**MATERIAL**
-- START --
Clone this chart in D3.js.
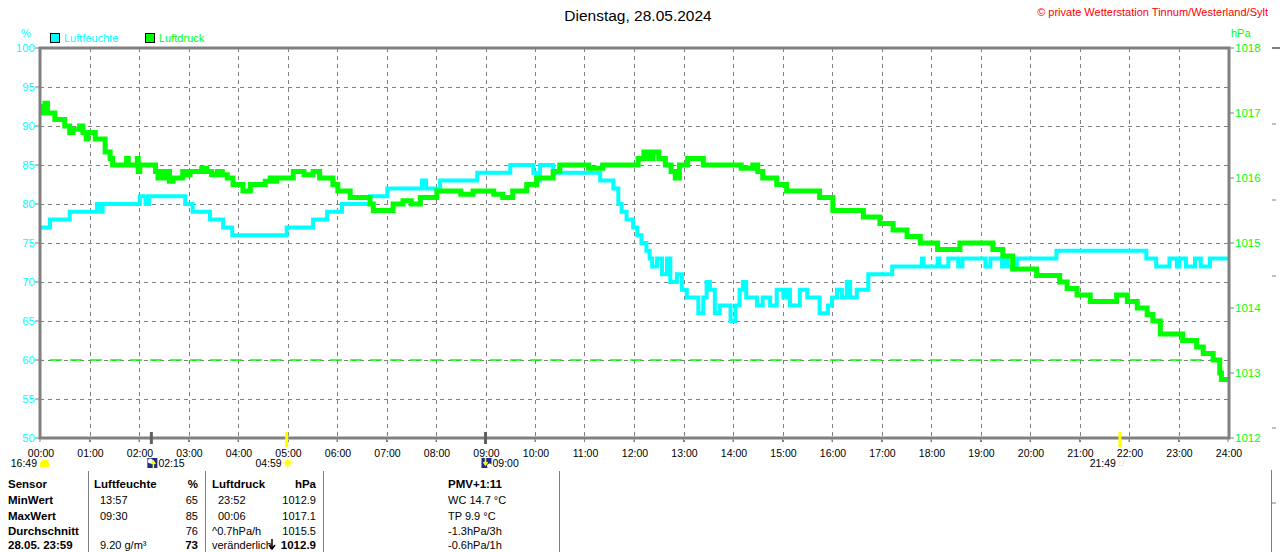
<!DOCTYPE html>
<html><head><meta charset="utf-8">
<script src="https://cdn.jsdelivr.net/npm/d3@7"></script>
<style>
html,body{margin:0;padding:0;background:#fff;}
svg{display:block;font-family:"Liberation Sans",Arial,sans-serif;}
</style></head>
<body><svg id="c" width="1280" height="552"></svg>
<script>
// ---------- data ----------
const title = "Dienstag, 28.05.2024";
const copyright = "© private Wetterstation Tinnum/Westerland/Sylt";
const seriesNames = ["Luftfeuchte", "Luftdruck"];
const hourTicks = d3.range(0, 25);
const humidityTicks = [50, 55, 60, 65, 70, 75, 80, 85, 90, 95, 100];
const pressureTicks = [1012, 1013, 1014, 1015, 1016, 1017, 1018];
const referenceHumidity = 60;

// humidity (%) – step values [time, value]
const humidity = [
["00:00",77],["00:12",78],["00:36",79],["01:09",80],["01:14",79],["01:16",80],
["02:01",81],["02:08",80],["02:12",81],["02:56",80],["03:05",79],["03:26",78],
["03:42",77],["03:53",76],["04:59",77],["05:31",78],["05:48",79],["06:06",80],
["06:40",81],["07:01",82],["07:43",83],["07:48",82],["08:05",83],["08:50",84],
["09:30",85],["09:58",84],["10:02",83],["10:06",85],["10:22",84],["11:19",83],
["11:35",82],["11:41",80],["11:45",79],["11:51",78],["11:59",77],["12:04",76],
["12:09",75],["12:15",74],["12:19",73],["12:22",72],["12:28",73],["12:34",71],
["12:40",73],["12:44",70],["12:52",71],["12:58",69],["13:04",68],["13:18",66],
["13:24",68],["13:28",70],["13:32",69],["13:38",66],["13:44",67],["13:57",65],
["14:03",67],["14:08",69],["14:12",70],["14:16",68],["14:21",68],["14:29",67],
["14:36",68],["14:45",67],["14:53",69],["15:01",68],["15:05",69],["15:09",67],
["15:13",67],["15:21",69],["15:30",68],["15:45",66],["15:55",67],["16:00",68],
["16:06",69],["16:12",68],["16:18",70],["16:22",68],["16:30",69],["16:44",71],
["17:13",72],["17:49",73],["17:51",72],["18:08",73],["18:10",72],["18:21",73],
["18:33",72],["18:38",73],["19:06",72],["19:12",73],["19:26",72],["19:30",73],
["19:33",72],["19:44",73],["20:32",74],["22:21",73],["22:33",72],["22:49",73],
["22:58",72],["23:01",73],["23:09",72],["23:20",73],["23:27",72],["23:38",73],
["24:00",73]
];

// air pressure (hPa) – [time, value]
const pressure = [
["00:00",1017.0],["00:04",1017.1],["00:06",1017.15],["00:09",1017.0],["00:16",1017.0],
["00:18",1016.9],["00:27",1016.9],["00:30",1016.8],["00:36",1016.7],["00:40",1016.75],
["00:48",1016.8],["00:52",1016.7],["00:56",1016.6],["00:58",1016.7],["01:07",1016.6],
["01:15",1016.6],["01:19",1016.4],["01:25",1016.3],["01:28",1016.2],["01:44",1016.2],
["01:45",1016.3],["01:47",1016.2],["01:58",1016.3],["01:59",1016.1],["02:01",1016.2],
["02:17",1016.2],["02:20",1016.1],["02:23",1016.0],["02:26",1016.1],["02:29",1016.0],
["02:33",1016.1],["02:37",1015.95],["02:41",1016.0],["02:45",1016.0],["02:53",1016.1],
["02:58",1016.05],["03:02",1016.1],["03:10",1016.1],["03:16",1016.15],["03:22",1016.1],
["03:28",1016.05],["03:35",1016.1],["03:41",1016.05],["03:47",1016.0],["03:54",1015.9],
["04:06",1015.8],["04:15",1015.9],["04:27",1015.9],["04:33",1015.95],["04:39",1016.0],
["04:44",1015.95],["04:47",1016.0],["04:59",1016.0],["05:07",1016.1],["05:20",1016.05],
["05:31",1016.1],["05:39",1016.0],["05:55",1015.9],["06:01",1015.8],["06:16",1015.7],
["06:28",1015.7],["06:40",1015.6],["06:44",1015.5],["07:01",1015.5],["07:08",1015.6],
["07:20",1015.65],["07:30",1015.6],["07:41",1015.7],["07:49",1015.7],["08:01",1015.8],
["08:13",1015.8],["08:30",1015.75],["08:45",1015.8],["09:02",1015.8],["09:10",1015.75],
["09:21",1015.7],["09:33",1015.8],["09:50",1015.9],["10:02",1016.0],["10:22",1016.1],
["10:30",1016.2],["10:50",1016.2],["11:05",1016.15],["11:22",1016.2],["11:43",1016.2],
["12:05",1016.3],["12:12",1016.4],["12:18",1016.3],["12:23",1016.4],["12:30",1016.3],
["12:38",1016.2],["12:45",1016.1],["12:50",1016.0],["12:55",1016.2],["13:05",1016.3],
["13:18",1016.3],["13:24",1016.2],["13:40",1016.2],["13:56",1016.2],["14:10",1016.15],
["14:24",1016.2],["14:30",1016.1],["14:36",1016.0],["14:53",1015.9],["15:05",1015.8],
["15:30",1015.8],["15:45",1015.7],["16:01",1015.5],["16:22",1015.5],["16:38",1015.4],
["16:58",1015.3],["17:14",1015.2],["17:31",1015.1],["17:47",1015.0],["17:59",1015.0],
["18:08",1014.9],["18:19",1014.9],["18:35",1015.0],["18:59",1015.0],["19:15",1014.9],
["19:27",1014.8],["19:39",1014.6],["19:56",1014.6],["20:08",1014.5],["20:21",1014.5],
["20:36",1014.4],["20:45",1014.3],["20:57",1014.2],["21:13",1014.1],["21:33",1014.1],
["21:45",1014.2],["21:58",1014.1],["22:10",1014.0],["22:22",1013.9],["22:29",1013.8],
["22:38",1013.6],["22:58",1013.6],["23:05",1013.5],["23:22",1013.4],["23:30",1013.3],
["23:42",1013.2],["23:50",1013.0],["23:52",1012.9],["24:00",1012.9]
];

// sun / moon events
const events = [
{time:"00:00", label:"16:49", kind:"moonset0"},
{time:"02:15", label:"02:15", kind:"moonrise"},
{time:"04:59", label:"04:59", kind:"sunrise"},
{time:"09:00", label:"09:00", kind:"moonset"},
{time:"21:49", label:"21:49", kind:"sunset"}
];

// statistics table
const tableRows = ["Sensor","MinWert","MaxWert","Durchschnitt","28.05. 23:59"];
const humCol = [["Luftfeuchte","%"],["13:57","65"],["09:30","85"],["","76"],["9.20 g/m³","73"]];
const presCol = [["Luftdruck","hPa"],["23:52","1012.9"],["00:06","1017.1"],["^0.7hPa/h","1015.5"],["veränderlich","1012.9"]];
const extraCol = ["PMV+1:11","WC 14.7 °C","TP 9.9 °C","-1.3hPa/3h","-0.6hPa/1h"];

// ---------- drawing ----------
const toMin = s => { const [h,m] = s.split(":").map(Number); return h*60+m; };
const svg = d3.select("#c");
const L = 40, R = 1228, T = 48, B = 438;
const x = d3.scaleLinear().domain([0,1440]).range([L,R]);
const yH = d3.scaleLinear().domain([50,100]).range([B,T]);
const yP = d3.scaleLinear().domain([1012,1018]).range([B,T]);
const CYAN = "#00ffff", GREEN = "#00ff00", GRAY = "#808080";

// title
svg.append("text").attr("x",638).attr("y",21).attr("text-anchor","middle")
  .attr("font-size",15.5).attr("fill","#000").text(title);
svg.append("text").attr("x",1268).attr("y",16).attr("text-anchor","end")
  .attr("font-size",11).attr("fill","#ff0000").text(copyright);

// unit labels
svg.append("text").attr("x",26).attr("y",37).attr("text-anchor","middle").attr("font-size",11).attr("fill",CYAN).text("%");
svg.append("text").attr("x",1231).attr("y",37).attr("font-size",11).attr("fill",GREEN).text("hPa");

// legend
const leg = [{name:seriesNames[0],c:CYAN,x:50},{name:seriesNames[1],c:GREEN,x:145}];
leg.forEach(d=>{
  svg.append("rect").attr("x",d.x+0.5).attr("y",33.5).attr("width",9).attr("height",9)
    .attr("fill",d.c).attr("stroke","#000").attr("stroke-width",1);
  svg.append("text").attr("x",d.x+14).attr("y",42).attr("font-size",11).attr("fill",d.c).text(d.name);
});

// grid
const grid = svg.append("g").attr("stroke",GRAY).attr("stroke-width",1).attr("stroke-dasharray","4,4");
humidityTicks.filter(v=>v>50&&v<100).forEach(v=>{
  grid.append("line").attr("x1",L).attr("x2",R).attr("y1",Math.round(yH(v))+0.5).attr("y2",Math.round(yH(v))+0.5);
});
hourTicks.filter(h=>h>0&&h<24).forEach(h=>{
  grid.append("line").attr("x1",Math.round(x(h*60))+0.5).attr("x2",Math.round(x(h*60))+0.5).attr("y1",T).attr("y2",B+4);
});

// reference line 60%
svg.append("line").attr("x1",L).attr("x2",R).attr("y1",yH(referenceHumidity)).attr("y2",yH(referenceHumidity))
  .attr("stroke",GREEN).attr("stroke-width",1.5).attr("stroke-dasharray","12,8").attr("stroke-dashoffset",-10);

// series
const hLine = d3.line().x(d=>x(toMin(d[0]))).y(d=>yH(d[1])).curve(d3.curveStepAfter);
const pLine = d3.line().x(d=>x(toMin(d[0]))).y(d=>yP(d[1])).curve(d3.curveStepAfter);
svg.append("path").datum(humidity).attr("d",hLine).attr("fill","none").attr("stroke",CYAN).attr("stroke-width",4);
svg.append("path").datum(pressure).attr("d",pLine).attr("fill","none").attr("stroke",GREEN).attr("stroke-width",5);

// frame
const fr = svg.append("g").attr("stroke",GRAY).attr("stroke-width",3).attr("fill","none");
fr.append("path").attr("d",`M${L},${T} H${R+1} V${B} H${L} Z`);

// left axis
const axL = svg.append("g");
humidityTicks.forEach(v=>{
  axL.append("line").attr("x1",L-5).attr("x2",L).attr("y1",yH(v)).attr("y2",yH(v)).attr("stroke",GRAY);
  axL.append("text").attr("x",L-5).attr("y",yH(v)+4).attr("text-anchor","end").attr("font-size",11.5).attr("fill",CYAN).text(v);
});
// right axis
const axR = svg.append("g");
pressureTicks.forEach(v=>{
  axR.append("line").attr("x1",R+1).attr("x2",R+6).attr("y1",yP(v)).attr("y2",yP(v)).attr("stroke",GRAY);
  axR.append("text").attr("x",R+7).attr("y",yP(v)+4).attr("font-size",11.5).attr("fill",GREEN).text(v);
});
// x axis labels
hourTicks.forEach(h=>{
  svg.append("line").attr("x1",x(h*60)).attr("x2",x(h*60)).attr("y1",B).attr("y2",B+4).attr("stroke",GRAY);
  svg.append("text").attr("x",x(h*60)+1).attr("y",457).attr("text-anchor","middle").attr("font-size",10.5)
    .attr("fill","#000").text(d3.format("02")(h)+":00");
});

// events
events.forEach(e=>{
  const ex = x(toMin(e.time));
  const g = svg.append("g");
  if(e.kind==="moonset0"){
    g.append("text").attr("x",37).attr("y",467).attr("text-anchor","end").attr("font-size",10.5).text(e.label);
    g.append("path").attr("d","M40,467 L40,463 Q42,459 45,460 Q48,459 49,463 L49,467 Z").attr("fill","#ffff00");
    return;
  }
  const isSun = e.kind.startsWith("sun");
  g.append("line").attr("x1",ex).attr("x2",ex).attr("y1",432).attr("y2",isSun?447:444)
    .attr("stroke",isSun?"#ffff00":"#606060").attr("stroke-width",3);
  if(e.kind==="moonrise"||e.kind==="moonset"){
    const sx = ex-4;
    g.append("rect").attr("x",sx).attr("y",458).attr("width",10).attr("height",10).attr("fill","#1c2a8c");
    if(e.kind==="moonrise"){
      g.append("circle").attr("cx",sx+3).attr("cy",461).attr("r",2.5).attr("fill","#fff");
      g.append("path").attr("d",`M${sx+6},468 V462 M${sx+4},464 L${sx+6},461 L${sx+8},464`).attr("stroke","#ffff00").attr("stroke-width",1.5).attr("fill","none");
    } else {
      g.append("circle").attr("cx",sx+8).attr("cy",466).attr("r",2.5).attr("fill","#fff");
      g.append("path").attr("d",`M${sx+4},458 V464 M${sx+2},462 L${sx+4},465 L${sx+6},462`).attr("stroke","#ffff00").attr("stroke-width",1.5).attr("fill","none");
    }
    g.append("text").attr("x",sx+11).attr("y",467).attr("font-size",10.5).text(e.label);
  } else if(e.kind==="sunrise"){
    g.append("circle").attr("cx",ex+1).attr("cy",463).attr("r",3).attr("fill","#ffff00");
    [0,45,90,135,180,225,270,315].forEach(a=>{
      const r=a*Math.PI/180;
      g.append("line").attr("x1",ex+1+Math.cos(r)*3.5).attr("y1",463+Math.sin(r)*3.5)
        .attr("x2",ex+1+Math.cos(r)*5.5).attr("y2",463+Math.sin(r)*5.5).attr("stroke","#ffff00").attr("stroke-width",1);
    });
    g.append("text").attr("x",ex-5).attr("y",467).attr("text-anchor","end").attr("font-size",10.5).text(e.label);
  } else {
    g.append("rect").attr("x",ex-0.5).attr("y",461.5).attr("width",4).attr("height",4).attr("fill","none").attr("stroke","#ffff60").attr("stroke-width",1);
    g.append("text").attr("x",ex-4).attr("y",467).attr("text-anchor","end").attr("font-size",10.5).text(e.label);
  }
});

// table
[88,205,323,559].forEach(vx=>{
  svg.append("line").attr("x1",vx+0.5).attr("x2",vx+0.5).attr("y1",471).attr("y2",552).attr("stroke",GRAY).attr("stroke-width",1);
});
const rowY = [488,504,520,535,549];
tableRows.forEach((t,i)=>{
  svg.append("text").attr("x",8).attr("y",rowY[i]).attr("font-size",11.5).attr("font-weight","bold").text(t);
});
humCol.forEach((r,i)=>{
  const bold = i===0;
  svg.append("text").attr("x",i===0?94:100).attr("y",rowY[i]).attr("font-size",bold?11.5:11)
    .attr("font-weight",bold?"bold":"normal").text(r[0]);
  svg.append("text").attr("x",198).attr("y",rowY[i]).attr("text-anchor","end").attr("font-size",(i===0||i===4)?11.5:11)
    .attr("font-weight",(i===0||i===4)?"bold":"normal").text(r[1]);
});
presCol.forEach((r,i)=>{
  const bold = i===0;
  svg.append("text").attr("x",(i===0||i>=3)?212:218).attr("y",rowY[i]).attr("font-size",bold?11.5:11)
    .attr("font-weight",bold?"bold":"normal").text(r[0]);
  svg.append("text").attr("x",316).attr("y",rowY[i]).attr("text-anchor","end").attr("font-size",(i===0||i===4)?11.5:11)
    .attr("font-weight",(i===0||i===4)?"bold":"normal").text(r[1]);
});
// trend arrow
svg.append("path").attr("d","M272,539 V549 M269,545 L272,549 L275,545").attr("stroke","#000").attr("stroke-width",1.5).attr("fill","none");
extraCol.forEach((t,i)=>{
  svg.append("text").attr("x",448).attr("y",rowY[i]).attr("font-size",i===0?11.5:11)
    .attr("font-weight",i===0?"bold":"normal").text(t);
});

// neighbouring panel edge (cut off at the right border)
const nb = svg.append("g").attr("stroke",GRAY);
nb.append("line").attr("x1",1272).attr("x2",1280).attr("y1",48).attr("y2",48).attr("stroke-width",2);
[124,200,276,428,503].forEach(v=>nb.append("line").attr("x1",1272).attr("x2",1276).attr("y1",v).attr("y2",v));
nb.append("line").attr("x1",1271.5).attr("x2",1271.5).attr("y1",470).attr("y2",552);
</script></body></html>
-- END --
**THE REQUEST**
Return only the lines running from the top of the data to the line that holds "const referenceHumidity = 60;". Include both of those lines, but skip the pictures.

**OUTPUT**
Clone this chart in D3.js.
<!DOCTYPE html>
<html><head><meta charset="utf-8">
<script src="https://cdn.jsdelivr.net/npm/d3@7"></script>
<style>
html,body{margin:0;padding:0;background:#fff;}
svg{display:block;font-family:"Liberation Sans",Arial,sans-serif;}
</style></head>
<body><svg id="c" width="1280" height="552"></svg>
<script>
// ---------- data ----------
const title = "Dienstag, 28.05.2024";
const copyright = "© private Wetterstation Tinnum/Westerland/Sylt";
const seriesNames = ["Luftfeuchte", "Luftdruck"];
const hourTicks = d3.range(0, 25);
const humidityTicks = [50, 55, 60, 65, 70, 75, 80, 85, 90, 95, 100];
const pressureTicks = [1012, 1013, 1014, 1015, 1016, 1017, 1018];
const referenceHumidity = 60;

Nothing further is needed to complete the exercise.